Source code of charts

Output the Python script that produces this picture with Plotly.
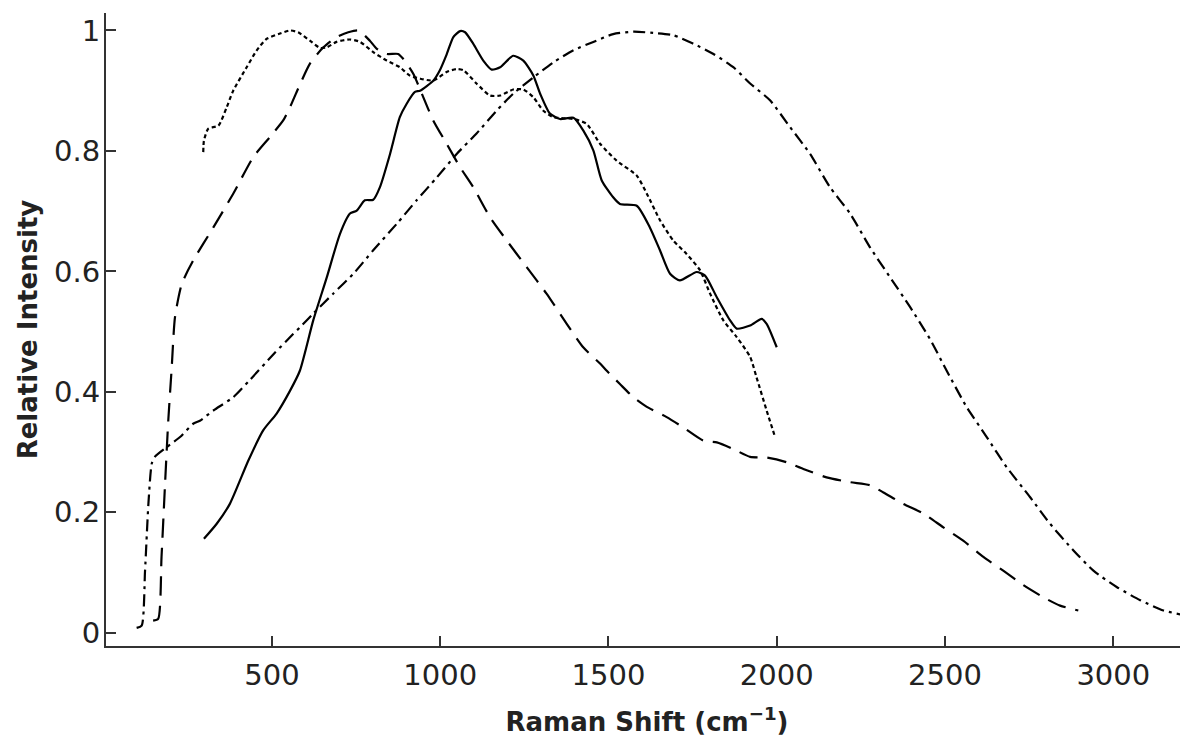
import plotly.graph_objects as go

# Solid curve
solid_x = [298, 336, 375, 430, 474, 514, 554, 583, 623, 663, 702, 732, 752, 776, 801, 821, 851, 880, 900, 925, 940, 980, 999, 1019, 1039, 1059, 1074, 1098, 1128, 1153, 1178, 1217, 1247, 1277, 1297, 1326, 1356, 1396, 1425, 1455, 1480, 1514, 1534, 1584, 1623, 1653, 1683, 1712, 1762, 1787, 1822, 1861, 1881, 1921, 1955, 1970, 2000]
solid_y = [0.156, 0.181, 0.214, 0.286, 0.336, 0.364, 0.402, 0.435, 0.519, 0.590, 0.662, 0.696, 0.701, 0.718, 0.719, 0.740, 0.795, 0.856, 0.878, 0.898, 0.900, 0.917, 0.934, 0.960, 0.989, 0.999, 0.997, 0.978, 0.950, 0.935, 0.939, 0.958, 0.950, 0.925, 0.895, 0.862, 0.853, 0.855, 0.834, 0.801, 0.751, 0.723, 0.712, 0.709, 0.673, 0.635, 0.596, 0.585, 0.599, 0.593, 0.557, 0.519, 0.505, 0.510, 0.521, 0.513, 0.474]

# Dotted curve
dot_x = [296, 298, 311, 341, 366, 385, 425, 455, 484, 524, 554, 578, 613, 643, 663, 692, 732, 762, 801, 841, 880, 910, 940, 980, 1019, 1049, 1069, 1108, 1148, 1178, 1217, 1247, 1277, 1306, 1336, 1396, 1435, 1475, 1524, 1584, 1614, 1653, 1693, 1732, 1772, 1802, 1841, 1881, 1921, 1940, 1970, 1995]
dot_y = [0.798, 0.817, 0.837, 0.842, 0.873, 0.900, 0.939, 0.967, 0.986, 0.995, 1.000, 0.997, 0.983, 0.971, 0.972, 0.981, 0.985, 0.981, 0.964, 0.950, 0.939, 0.925, 0.920, 0.917, 0.931, 0.936, 0.934, 0.912, 0.892, 0.892, 0.902, 0.902, 0.889, 0.867, 0.856, 0.853, 0.845, 0.812, 0.784, 0.759, 0.729, 0.685, 0.651, 0.629, 0.602, 0.563, 0.519, 0.491, 0.458, 0.424, 0.369, 0.325]

# Long-dash curve
dash_x = [147, 162, 172, 182, 192, 202, 212, 232, 266, 326, 385, 445, 494, 534, 554, 583, 613, 653, 692, 727, 757, 791, 811, 841, 875, 890, 920, 950, 979, 1019, 1059, 1098, 1148, 1198, 1257, 1316, 1376, 1425, 1475, 1495, 1534, 1574, 1614, 1673, 1722, 1782, 1822, 1871, 1921, 1970, 2030, 2079, 2148, 2218, 2277, 2317, 2376, 2436, 2495, 2554, 2614, 2673, 2733, 2792, 2842, 2896]
dash_y = [0.020, 0.023, 0.126, 0.242, 0.352, 0.438, 0.524, 0.579, 0.618, 0.673, 0.729, 0.790, 0.823, 0.851, 0.873, 0.910, 0.945, 0.972, 0.989, 0.997, 1.000, 0.983, 0.970, 0.961, 0.961, 0.953, 0.928, 0.889, 0.851, 0.812, 0.773, 0.740, 0.690, 0.651, 0.607, 0.563, 0.513, 0.474, 0.447, 0.435, 0.413, 0.391, 0.375, 0.358, 0.341, 0.319, 0.316, 0.305, 0.292, 0.291, 0.283, 0.272, 0.258, 0.250, 0.245, 0.233, 0.214, 0.198, 0.175, 0.153, 0.126, 0.103, 0.079, 0.059, 0.045, 0.037]

# Dash-dot curve
dd_x = [98, 113, 123, 133, 143, 152, 187, 227, 266, 286, 326, 385, 435, 504, 563, 583, 623, 682, 742, 801, 871, 930, 990, 1049, 1108, 1168, 1217, 1277, 1336, 1396, 1455, 1514, 1574, 1633, 1693, 1752, 1812, 1871, 1921, 1980, 2039, 2099, 2158, 2218, 2277, 2337, 2396, 2455, 2505, 2564, 2624, 2683, 2753, 2812, 2881, 2941, 3010, 3080, 3149, 3204]
dd_y = [0.008, 0.012, 0.103, 0.214, 0.281, 0.292, 0.308, 0.325, 0.347, 0.352, 0.369, 0.391, 0.420, 0.462, 0.496, 0.507, 0.530, 0.563, 0.596, 0.635, 0.679, 0.718, 0.756, 0.795, 0.829, 0.867, 0.895, 0.922, 0.947, 0.967, 0.981, 0.994, 0.998, 0.996, 0.992, 0.978, 0.961, 0.939, 0.912, 0.884, 0.840, 0.795, 0.740, 0.696, 0.640, 0.590, 0.541, 0.488, 0.435, 0.375, 0.325, 0.275, 0.225, 0.181, 0.137, 0.103, 0.076, 0.054, 0.037, 0.030]

x_ticks = [500, 1000, 1500, 2000, 2500, 3000]
y_ticks = [0, 0.2, 0.4, 0.6, 0.8, 1]
y_tick_labels = ["0", "0.2", "0.4", "0.6", "0.8", "1"]

fig = go.Figure()
line_color = "#000000"
lw = 2.2
sm = 0.6
fig.add_trace(go.Scatter(x=solid_x, y=solid_y, mode="lines",
                         line=dict(color=line_color, width=lw, dash="solid", shape="spline", smoothing=sm)))
fig.add_trace(go.Scatter(x=dot_x, y=dot_y, mode="lines",
                         line=dict(color=line_color, width=lw, dash="4px,3px", shape="spline", smoothing=sm)))
fig.add_trace(go.Scatter(x=dash_x, y=dash_y, mode="lines",
                         line=dict(color=line_color, width=lw, dash="19px,10px", shape="spline", smoothing=sm)))
fig.add_trace(go.Scatter(x=dd_x, y=dd_y, mode="lines",
                         line=dict(color=line_color, width=lw, dash="12px,5px,3px,5px", shape="spline", smoothing=sm)))

axis_color = "#333333"
# page body has an 8px default margin; size the figure so the plot lands where the reference has it
fig.update_layout(
    width=1180, height=729,
    margin=dict(l=98, r=0, t=5, b=91),
    plot_bgcolor="white", paper_bgcolor="white",
    showlegend=False,
    font=dict(family="DejaVu Sans", color="#222222"),
    xaxis=dict(
        range=[7, 3222], showgrid=False, zeroline=False, automargin=False,
        showline=True, linecolor=axis_color, linewidth=2,
        ticks="inside", ticklen=10, tickwidth=1.5, tickcolor=axis_color,
        tickvals=x_ticks, tickfont=dict(size=29, family="DejaVu Sans"),
        ticklabelstandoff=2,
        title=dict(text="<b>Raman Shift (cm<sup>−1</sup>)</b>",
                   font=dict(size=26, family="DejaVu Sans"), standoff=31),
    ),
    yaxis=dict(
        range=[-0.022, 1.029], showgrid=False, zeroline=False, automargin=False,
        showline=True, linecolor=axis_color, linewidth=2,
        ticks="inside", ticklen=10, tickwidth=1.5, tickcolor=axis_color,
        tickvals=y_ticks, ticktext=y_tick_labels,
        tickfont=dict(size=29, family="DejaVu Sans"),
        ticklabelstandoff=-2,
        title=dict(text="<b>Relative Intensity</b>",
                   font=dict(size=26, family="DejaVu Sans"), standoff=9),
    ),
)

fig.write_html("out.html")
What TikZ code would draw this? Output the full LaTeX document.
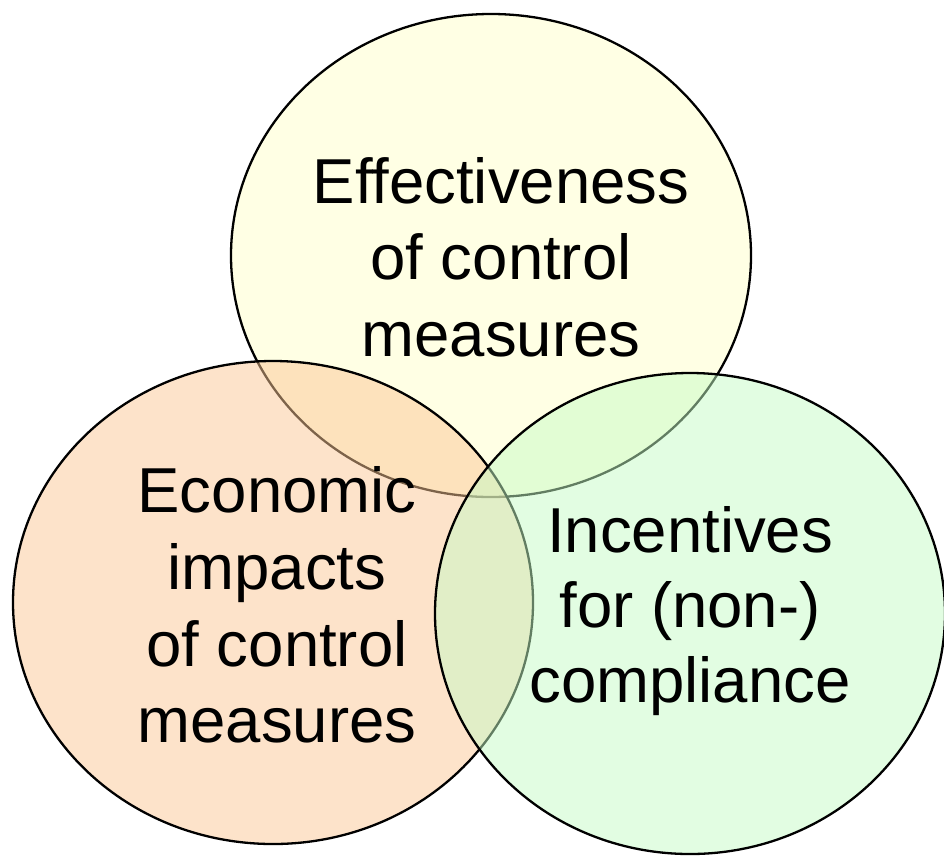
\documentclass[tikz,border=0pt]{standalone}
\usepackage{fontspec}
\setmainfont{Liberation Sans}
\usetikzlibrary{shapes.geometric}
\definecolor{topc}{RGB}{255,255,201}
\definecolor{leftc}{RGB}{251,199,149}
\definecolor{rightc}{RGB}{197,251,197}
\begin{document}
\begin{tikzpicture}[x=1pt,y=-1pt,
  circ/.style={ellipse,draw=black,line width=2.3pt,fill opacity=0.5,inner sep=0pt,outer sep=0pt},
  lbl/.style={align=center,inner sep=0pt,text=black}]
\useasboundingbox (0,0) rectangle (944,855);
\node[circ,fill=topc,minimum width=520pt,minimum height=483pt] (top) at (491,255.5) {};
\node[circ,fill=leftc,minimum width=520pt,minimum height=483pt] (left) at (273,602.5) {};
\node[circ,fill=rightc,minimum width=510pt,minimum height=481pt] (right) at (690,613.5) {};
\node[lbl,font=\fontsize{63.5}{76.5}\selectfont] (ttop) at (501,257) {Effectiveness\\of control\\measures};
\node[lbl,font=\fontsize{63.5}{76.7}\selectfont] (tleft) at (277,605) {Economic\\impacts\\of control\\measures};
\node[lbl,font=\fontsize{63.5}{75}\selectfont] (tright) at (690,611.5) {Incentives\\for (non-)\\compliance};
\end{tikzpicture}
\end{document}
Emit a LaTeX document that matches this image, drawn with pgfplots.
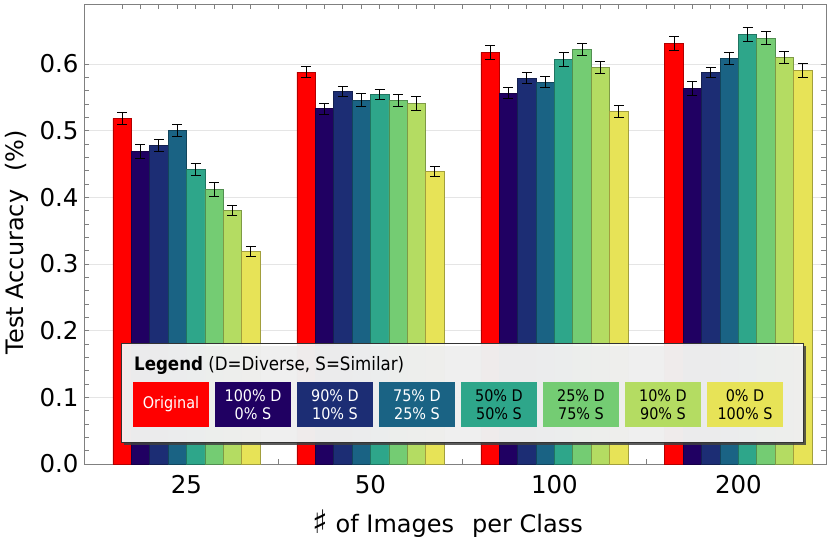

EXERCISE GOAL: Extract, word for word, each line from the top of the data down to and including the line with "import plotly.graph_objects as go"; skip the pictures.

WRITTEN RESPONSE:
Output the Python script that produces this picture with Plotly.
import plotly.graph_objects as go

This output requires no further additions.